Another Europhillic post
Against all my predictions, Sunday’s elections in Greece were not an unmitigated disaster. While Europe winced in fretful anticipation, the Greek people handed victory to New Democracy, a centre-right, pro-bail out party.
I’m not going to start hypothesising about what this means for the future of the euro, because I have not got a clue and ‘renegotiation’ is an almost comically vague idea. But let us consider the purely political ramifications of this somewhat unforeseen result.
Domestically, the result shows that Greece does not really want to go for extremism. It rejected the far-left (albeit by a small margin), because the people saw through the empty promises and meaningless rhetoric. Instead they chose the party which they felt was being open and honest with them. They also rejected the far-right, which normally does well in this kind of climate. What does that say about modern politics in times of crisis?

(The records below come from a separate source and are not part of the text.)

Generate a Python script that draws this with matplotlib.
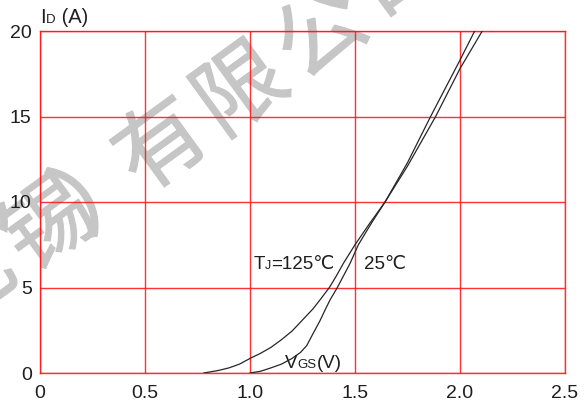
import numpy as np
import matplotlib
matplotlib.use("Agg")
import matplotlib.pyplot as plt
import matplotlib.patheffects as pe

# ---- data ----
vgs_125 = [0.78, 0.85, 0.90, 0.95, 1.0, 1.05, 1.10, 1.15, 1.20, 1.25, 1.30, 1.333, 1.378,
           1.41, 1.444, 1.50, 1.57, 1.643, 1.75, 1.884, 2.0, 2.106]
id_125 = [0.0, 0.15, 0.3, 0.52, 0.85, 1.15, 1.5, 1.95, 2.45, 3.1, 3.75, 4.27, 5.0,
          5.65, 6.4, 7.5, 8.75, 10.0, 12.1, 15.0, 17.8, 20.0]

vgs_25 = [1.0, 1.05, 1.10, 1.15, 1.20, 1.24, 1.27, 1.30, 1.333, 1.36, 1.381, 1.416, 1.476,
          1.516, 1.58, 1.643, 1.75, 1.86, 2.0, 2.07]
id_25 = [0.0, 0.1, 0.3, 0.52, 0.85, 1.2, 1.6, 2.3, 3.05, 3.75, 4.27, 5.0, 6.4,
         7.5, 8.8, 10.0, 12.3, 15.0, 18.3, 20.0]

x_ticks = [0, 0.5, 1.0, 1.5, 2.0, 2.5]
x_ticklabels = ["0", "0.5", "1.0", "1.5", "2.0", "2.5"]
y_ticks = [0, 5, 10, 15, 20]
y_ticklabels = ["0", "5", "10", "15", "20"]

watermark_chars = ["无", "锡", "）", "有", "限", "公", "司"]
# distance of each character centre along the watermark line, relative to "有"
watermark_pos = [-235, -138, -70, 0, 97, 195, 292]

# ---- figure ----
W, H = 586, 403
fig = plt.figure(figsize=(W / 100, H / 100), dpi=100)
fig.patch.set_facecolor("white")
L, R, T, B = 40, 565, 31, 373
ax = fig.add_axes([L / W, 1 - B / H, (R - L) / W, (B - T) / H])
ax.patch.set_alpha(0.0)

FONT = ["Liberation Sans", "DejaVu Sans"]
CJK = ["Noto Sans CJK SC", "DejaVu Sans"]
TXT = "#1e1e1e"
RED = "#ff1a1a"

ax.set_xlim(0, 2.5)
ax.set_ylim(0, 20)
ax.set_xticks(x_ticks)
ax.set_xticklabels(x_ticklabels, family=FONT, fontsize=14, color=TXT)
ax.set_yticks(y_ticks)
ax.set_yticklabels(y_ticklabels, family=FONT, fontsize=14, color=TXT)
ax.tick_params(length=0, pad=6)
ax.tick_params(axis="x", pad=9)
ax.grid(True, color=RED, lw=1.0, alpha=0.9)
ax.set_axisbelow(True)
for s in ax.spines.values():
    s.set_color(RED)
    s.set_linewidth(1.0)
    s.set_alpha(0.9)

ax.plot(vgs_125, id_125, color="#262626", lw=0.9, zorder=3)
ax.plot(vgs_25, id_25, color="#262626", lw=0.9, zorder=3)


def mixed(parts, x, y, coords):
    """parts: list of (text, size); drawn on a common baseline."""
    prev = ax.text(x, y, parts[0][0], transform=coords, fontsize=parts[0][1],
                   family=FONT, color=TXT, va="baseline", ha="left", clip_on=False, zorder=5)
    for txt, sz in parts[1:]:
        prev = ax.annotate(txt, xy=(1, y), xycoords=(prev, coords), fontsize=sz,
                           family=FONT, color=TXT, va="baseline", ha="left",
                           annotation_clip=False, zorder=5)
    return prev


# axis labels / annotations
mixed([("I", 14.5), ("D", 9.5), (" (A)", 14.5)], 0.001, (B - 22.7) / (B - T), ax.transAxes)
mixed([("T", 13.5), ("J", 9), ("=125℃", 13.5)], 1.016, 6.06, ax.transData)
mixed([("25℃", 13.5)], 1.544, 6.06, ax.transData)
mixed([("V", 13.5), ("GS", 9.5), ("(V)", 13.5)], 1.167, 0.27, ax.transData)

# watermark (drawn beneath the transparent axes so the grid shows over it)
ang = 35.0
cx, cy = 163.0, 148.0  # pixel centre of "有" (top-left origin)
ca, sa = np.cos(np.radians(ang)), np.sin(np.radians(ang))
WM = "#c6c6c6"
for ch, d in zip(watermark_chars, watermark_pos):
    px = cx + d * ca
    py = cy - d * sa
    fig.text(px / W, 1 - py / H, ch, family=CJK, fontsize=64, color=WM,
             rotation=ang + 1, rotation_mode="anchor", ha="center", va="center",
             zorder=-1, fontweight="normal",
             path_effects=[pe.withStroke(linewidth=0.9, foreground=WM)])

fig.savefig("out.png", dpi=100, facecolor="white")
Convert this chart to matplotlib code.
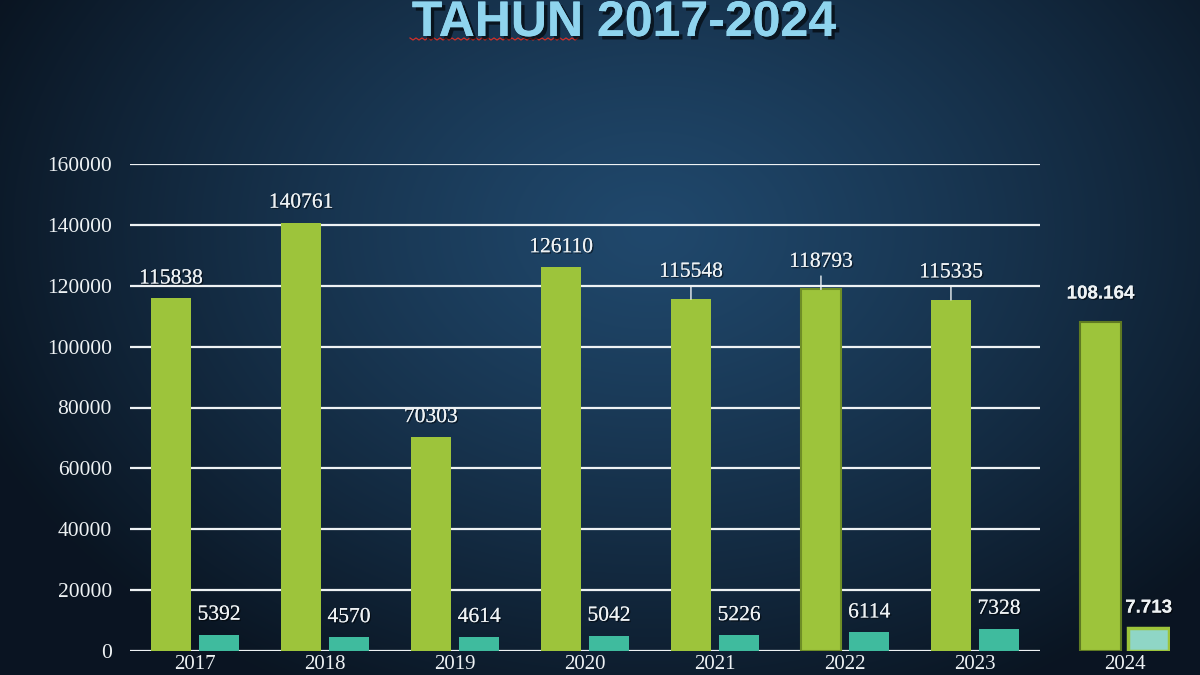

Internationally, Greece gave Europe a thumbs-up. By recognising the need to stay in the euro, the country also effectively reinforced its consent for European integration. They believe that they are stronger within the Union than not, which is probably true. The Greek economy is dependent on European tourism, although leaving the euro may have given the country the options of devaluation. It is improbable that Europeans will want to travel to Greece when they hold it responsible for a financial disaster, so maybe the argument is mute.
However, I’m a natural Europhile and I genuinely believe that Europe will help solve Greece’s problems. An exportation of the German economic model will no doubt raise living standards, although that will obviously take decades and the Mediterranean way of life may be hard to change. But the ring of debt-ridden countries need to change, full stop. Just look at the banks in Spain, or Italy’s bizarre labour laws, and you will see why.
But my real question is this – why does political integration require the economic kind? Now that the euro exists it must be preserved, but most people would probably now agree that it was a flawed idea. Many have now taken this to mean that Europe itself is unworkable and should be avoided like the plague. This simply isn’t true. Taken generally, the EU has done nothing but good – it limits members’ carbon emissions, protects human rights and funds research into drug development, while being a much more efficient implementer of sanctions than the Russia/China dominated UN.
Admittedly, it could do more. While fostering democracy in individual states, it has yet to democratise itself. It has not taken actions against the dodgy regime in Belarus, or managed to improve the state of civil liberties in Turkey – once a potential member. But these problems are not due to complete incompetence. The EU simply hasn’t got enough power. As anethemic as the prospect is to the British right-wing press or the French isolationist instinct, if we want Europe to be successful, we are going to have to allow it to be so.